* _THE TASK_
What is wanted is an exact restatement of the lines from the one with "Output the Python" through the one with "from matplotlib.ticker import", both included, and of no other lines.

Records with drawing code:

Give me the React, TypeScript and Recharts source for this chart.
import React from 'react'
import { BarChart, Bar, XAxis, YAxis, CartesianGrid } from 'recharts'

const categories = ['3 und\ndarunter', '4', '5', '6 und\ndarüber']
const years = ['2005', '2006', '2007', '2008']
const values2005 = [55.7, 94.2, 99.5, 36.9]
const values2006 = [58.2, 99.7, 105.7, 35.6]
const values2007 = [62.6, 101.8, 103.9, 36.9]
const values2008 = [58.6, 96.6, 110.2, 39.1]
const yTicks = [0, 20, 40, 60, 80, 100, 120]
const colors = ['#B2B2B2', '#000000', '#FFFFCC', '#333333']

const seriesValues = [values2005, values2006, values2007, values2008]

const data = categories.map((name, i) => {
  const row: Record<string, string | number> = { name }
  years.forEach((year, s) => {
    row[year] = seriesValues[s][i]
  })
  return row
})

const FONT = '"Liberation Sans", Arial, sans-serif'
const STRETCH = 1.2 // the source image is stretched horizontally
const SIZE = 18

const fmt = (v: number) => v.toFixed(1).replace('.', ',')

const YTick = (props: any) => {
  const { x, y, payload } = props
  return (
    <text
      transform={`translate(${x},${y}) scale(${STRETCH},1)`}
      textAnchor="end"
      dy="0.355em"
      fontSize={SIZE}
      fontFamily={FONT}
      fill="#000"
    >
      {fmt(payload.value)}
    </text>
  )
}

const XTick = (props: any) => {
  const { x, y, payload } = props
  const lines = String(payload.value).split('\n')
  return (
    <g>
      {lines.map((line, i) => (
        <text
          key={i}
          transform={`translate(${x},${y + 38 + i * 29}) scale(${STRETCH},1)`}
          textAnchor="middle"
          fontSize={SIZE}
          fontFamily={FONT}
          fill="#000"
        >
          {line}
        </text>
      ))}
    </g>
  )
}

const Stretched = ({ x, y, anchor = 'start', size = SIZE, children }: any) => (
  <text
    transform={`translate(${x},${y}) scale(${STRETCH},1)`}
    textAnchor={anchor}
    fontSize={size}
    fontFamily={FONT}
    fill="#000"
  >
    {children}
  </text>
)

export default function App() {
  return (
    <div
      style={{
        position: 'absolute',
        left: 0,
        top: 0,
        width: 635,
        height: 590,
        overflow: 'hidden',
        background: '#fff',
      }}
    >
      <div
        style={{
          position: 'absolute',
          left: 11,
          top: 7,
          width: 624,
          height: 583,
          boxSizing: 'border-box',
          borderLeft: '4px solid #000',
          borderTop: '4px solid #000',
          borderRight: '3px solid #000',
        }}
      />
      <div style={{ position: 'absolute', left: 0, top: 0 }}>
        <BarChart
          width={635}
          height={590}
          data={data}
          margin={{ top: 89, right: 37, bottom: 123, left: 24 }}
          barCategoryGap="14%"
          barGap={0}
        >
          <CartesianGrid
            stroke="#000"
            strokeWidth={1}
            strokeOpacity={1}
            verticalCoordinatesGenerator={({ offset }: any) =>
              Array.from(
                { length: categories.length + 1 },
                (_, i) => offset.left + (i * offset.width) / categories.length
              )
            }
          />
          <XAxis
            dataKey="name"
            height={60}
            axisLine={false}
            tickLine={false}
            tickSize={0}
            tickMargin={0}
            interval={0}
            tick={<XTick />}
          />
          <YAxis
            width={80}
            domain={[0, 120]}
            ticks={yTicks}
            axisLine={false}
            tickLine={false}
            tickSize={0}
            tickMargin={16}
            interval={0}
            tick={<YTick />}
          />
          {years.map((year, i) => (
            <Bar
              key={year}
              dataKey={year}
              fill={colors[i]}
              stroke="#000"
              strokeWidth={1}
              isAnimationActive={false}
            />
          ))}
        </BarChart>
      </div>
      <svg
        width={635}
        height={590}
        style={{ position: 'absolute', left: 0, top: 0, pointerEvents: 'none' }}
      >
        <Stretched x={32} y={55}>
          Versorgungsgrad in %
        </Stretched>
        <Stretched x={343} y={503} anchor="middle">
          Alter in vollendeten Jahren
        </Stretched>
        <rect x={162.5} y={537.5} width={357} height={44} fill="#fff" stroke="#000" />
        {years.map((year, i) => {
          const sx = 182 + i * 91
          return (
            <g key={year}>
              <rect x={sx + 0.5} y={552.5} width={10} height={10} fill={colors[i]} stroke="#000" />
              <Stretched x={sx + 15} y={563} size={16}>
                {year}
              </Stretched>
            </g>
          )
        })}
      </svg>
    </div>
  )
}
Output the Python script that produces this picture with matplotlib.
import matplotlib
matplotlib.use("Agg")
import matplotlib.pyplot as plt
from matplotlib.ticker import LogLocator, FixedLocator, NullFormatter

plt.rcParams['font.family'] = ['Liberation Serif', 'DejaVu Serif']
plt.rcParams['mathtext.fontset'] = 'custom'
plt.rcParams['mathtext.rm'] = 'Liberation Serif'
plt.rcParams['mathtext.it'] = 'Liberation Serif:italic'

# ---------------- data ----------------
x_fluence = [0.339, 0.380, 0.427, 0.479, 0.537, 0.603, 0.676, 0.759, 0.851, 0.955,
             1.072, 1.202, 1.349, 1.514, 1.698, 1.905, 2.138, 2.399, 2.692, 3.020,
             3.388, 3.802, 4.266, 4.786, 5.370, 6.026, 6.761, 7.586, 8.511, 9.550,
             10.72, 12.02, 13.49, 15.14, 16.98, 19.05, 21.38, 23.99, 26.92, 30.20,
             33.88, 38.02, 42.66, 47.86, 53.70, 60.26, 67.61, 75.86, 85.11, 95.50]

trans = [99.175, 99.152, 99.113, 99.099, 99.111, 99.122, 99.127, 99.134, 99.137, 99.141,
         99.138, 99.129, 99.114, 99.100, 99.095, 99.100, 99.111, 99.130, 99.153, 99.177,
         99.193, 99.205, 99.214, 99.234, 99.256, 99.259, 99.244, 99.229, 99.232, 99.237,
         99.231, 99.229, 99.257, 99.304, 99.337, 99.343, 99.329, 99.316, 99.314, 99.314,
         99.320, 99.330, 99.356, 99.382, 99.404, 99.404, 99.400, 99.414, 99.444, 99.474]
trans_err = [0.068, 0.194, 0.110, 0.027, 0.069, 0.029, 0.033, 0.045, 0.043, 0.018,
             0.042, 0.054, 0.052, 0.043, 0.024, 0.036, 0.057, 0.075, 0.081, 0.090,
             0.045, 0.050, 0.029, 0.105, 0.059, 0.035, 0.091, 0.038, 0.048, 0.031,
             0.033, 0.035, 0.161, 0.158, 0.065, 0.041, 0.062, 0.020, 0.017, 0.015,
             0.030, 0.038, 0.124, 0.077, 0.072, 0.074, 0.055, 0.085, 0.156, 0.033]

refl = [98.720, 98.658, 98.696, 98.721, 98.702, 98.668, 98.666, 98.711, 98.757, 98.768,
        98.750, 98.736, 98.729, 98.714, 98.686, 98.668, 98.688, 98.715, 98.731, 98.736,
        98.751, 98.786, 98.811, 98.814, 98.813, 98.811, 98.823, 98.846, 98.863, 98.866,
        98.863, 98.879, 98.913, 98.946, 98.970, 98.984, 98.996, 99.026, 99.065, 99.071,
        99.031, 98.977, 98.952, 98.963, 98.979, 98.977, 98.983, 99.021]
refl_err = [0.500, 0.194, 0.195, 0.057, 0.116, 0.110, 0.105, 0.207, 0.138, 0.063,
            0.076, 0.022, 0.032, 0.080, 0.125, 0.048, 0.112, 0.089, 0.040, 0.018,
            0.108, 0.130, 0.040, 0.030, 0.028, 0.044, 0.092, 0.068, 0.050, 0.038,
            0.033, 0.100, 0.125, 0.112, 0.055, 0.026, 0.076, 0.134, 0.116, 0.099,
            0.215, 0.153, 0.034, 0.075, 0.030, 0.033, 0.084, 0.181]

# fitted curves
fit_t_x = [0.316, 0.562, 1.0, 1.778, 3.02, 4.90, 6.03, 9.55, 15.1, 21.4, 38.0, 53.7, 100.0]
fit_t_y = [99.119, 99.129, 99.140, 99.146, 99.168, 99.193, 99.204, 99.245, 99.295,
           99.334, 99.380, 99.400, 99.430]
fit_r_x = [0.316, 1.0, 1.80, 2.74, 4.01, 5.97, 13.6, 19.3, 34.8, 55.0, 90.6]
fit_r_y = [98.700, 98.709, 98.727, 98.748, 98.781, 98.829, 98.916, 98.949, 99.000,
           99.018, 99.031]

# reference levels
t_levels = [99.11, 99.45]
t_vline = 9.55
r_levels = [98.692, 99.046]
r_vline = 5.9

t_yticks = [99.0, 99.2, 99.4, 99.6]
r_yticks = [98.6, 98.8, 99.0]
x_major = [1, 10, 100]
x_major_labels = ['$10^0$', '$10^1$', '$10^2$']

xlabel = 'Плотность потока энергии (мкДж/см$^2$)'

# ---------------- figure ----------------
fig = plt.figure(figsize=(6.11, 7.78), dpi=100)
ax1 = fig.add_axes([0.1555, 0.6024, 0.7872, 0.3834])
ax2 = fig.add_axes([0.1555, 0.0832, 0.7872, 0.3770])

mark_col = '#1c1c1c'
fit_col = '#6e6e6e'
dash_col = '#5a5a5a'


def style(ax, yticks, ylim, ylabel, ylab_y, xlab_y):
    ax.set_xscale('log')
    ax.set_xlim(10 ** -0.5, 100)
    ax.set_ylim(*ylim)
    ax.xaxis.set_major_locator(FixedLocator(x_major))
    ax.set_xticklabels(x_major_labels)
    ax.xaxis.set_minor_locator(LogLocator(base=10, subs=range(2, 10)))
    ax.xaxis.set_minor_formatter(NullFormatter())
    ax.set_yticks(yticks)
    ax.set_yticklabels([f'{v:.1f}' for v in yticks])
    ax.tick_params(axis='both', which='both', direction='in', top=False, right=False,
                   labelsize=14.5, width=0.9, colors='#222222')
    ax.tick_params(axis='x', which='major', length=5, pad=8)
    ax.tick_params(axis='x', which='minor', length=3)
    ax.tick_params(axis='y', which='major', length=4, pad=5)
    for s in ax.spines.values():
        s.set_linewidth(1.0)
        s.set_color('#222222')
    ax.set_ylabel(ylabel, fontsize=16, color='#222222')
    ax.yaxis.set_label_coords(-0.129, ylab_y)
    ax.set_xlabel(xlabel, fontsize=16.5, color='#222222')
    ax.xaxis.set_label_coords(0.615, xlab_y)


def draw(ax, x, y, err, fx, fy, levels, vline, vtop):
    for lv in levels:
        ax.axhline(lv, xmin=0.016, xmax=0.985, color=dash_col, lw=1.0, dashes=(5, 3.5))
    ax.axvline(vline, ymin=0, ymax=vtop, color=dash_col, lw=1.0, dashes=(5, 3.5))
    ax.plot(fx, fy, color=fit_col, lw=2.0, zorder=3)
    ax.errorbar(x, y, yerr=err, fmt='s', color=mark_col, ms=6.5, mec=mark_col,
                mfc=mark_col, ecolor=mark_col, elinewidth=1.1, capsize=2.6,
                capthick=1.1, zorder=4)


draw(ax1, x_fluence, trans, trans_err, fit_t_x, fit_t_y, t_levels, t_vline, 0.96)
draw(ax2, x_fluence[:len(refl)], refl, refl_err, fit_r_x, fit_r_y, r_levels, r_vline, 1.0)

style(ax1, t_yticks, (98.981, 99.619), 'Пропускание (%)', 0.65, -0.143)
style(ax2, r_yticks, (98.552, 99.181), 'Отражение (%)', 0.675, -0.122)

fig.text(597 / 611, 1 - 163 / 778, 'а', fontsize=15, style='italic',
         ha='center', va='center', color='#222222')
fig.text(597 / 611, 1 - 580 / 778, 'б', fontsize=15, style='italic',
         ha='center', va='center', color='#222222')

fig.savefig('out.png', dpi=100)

* _CORRECT ANSWER_
Output the Python script that produces this picture with matplotlib.
import matplotlib
matplotlib.use("Agg")
import matplotlib.pyplot as plt
from matplotlib.ticker import LogLocator, FixedLocator, NullFormatter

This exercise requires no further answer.